From that day that changed their lives forever, Jacinto remembers that although the family is from San José de las Lajas, Palau was in Güines on Sunday, 11 July 2021, where he lived at that time. “He went out to demonstrate peacefully, like thousands of Cubans did in more than 300 points throughout the Island. On Monday the 12th he went out again to protest in the park.”

The young man’s arrest on that second day was brutal: “They beat him, gave him electric shocks and more than six black berets attacked him from behind, in addition to State Security officers dressed in civilian clothes with sticks. They hit him from the head down to his feet, they even sicced the dogs on him,” she remembers. “They disappeared for 17 days.”

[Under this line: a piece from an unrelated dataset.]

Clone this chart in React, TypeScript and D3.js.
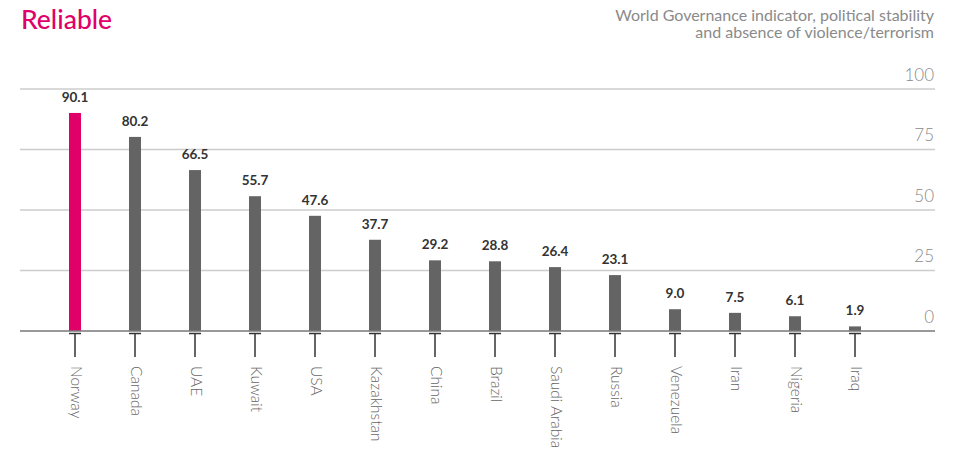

“When I heard his voice for the first time, after that beating, he told me that he had received mistreatment, beatings and torture,” she details. “But during the trial against him, they never talked about the 12th of July, when they kidnapped him from the streets. In that rigged circus that the court set up, they invented a crime of attack that he never committed.”

“According to officer Yenislandi Medina Hernández, from State Security in Güines, my son attacked him, which is absolutely false. That man brought two police witnesses to trial but one said that he never saw Aníbal throw a stone and everything was “without evidence. Of the two years they asked him for, he ended up sentenced to five years in prison, although in the middle of the trial they had even asked for 12 more years for a robbery with force.”

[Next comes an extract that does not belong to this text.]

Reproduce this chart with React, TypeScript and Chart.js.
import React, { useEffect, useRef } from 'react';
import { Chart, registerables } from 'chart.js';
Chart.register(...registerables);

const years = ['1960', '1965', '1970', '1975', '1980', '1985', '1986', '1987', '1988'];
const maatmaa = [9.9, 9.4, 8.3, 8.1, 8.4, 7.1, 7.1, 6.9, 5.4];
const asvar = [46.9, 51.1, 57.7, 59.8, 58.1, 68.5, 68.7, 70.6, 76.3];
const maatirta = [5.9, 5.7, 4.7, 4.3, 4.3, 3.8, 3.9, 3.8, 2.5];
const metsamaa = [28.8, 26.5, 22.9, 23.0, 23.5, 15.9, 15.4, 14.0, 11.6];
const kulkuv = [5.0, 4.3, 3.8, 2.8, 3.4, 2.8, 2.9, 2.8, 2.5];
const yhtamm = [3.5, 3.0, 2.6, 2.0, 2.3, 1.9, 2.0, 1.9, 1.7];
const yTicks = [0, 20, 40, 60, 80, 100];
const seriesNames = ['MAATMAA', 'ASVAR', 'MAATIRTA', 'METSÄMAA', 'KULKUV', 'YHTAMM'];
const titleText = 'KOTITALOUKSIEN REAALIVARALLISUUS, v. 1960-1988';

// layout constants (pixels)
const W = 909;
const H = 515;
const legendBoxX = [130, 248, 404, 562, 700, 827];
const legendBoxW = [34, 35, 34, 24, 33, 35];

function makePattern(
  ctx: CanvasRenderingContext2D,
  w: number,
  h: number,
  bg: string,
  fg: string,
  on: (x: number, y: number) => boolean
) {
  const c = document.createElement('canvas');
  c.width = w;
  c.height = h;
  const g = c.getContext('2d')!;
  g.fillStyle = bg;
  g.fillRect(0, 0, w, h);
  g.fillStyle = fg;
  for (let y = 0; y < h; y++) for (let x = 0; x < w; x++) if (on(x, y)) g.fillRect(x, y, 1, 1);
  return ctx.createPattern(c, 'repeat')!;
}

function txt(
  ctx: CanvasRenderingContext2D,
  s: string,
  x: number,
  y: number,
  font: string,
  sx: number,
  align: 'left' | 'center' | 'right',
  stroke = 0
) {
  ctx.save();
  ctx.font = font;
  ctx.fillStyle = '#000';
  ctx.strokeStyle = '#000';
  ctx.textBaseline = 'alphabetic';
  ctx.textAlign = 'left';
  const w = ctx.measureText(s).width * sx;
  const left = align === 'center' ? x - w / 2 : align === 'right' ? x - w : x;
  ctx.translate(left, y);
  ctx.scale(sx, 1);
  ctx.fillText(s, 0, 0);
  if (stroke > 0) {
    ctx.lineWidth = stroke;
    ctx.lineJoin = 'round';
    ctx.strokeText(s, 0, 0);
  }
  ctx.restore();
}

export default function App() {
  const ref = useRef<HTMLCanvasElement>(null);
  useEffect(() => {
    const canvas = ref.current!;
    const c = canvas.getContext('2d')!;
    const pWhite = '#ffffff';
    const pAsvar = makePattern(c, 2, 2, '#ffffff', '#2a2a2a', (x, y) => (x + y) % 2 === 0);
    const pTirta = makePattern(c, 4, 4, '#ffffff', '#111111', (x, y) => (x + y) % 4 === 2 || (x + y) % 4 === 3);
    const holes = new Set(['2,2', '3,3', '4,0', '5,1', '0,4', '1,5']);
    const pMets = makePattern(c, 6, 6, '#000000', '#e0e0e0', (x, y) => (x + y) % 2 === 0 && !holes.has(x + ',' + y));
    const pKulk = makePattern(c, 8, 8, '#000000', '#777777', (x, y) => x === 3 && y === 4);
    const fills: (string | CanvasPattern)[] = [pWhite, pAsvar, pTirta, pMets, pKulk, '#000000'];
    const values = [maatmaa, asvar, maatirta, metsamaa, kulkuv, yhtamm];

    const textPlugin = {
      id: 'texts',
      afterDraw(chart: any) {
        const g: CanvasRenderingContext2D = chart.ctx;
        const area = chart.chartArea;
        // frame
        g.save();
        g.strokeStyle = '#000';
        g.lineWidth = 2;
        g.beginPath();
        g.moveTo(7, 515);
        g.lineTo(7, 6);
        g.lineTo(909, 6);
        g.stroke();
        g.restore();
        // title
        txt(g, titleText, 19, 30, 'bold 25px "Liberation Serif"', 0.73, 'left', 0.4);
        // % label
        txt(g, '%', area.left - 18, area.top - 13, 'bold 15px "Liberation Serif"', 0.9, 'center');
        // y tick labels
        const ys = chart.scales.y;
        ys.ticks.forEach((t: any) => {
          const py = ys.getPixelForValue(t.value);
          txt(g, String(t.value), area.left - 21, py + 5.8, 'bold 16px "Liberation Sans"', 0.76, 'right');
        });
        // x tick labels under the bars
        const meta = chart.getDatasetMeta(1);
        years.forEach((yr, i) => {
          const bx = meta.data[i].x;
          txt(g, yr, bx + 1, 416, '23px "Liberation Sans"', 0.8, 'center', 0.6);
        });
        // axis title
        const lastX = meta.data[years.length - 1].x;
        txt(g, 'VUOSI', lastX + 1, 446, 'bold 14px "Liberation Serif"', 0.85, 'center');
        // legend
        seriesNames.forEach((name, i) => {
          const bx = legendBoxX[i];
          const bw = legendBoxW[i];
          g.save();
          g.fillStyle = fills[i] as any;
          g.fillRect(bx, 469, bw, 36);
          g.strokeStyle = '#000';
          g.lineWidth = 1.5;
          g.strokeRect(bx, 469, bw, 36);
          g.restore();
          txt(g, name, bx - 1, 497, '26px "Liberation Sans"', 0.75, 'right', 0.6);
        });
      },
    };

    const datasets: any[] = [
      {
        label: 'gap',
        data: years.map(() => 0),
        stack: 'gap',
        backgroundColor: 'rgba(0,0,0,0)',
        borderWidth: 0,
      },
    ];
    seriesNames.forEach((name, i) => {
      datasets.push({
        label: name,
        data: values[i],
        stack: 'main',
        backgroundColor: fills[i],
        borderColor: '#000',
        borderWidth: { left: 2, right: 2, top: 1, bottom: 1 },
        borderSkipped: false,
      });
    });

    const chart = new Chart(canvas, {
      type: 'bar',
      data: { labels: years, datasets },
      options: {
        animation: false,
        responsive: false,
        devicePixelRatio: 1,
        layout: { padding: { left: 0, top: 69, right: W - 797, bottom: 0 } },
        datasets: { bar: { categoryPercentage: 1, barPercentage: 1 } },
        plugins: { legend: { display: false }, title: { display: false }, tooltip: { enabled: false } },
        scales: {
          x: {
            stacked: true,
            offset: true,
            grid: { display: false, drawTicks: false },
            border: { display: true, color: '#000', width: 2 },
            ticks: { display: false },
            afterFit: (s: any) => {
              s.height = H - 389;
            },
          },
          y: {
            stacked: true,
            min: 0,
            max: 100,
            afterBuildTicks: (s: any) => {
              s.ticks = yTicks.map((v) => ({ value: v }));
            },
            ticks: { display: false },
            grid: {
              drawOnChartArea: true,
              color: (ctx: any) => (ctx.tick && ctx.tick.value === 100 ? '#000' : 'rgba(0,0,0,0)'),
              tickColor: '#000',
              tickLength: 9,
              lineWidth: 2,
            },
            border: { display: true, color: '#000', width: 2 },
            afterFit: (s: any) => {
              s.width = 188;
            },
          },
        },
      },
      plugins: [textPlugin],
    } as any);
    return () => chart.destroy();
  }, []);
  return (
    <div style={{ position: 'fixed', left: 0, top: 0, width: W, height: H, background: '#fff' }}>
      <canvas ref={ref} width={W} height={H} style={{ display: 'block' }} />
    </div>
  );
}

“My son participated in the events at the Panorama store in Güines that same 11th of July, because he entered the store and came out through a broken window, although he did not break it, he did not throw stones. He came out with a bottle of oil and a kilogram of rice in his hand because, although he later told me that he didn’t need it, he felt that stores [that only take payment] in MLC [freely convertible currency] outrage the population, they don’t solve their problem.”

“Since he has been in prison he has maintained his demand for freedom and considers that the ’11J ‘prisoners are innocent. In the Quivicán prison he was one of those who started a hunger strike by several political prisoners demanding their rights. We are anti-communists,” explains Jacinto.  “After that they tried to separate them to silence them.”

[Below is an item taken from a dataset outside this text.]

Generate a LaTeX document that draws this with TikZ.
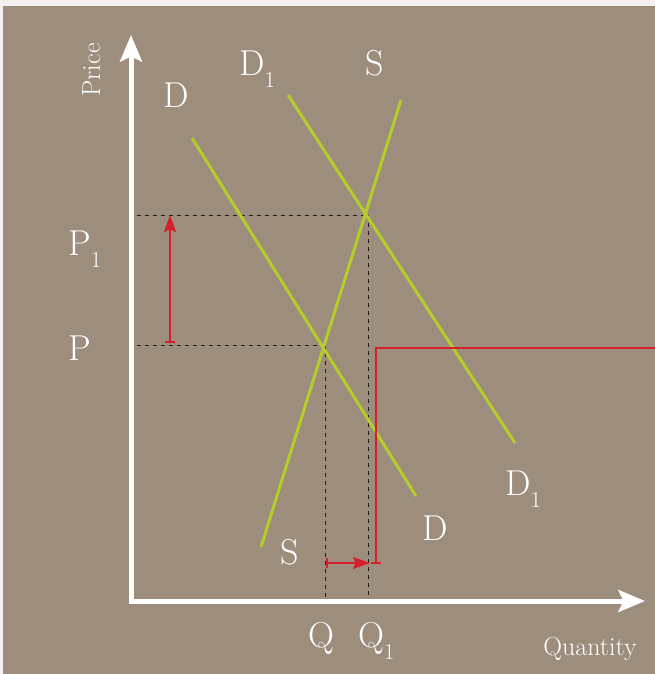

“They have also put pressure on me, they besiege my house, they threaten me when I go to visit him in prison. In Melena a guard told me that he was going to call the police because I complained that he threatened my son with spraying him in the mouth because Hannibal shouted ‘Patria y vida!’ Because he behaves as if he were free even though he is in prison.”

“When he called me this morning he asked me to denounce his situation. When they were transferred they were put in handcuffs and chains on their wrists and ankles. They threatened to send him to a prison in Guantánamo, but he is going to remain firm because he is fighting for freedom.” The mother’s conclusion is forceful: “¡Basta ya de abuso!” Enough of the abuse!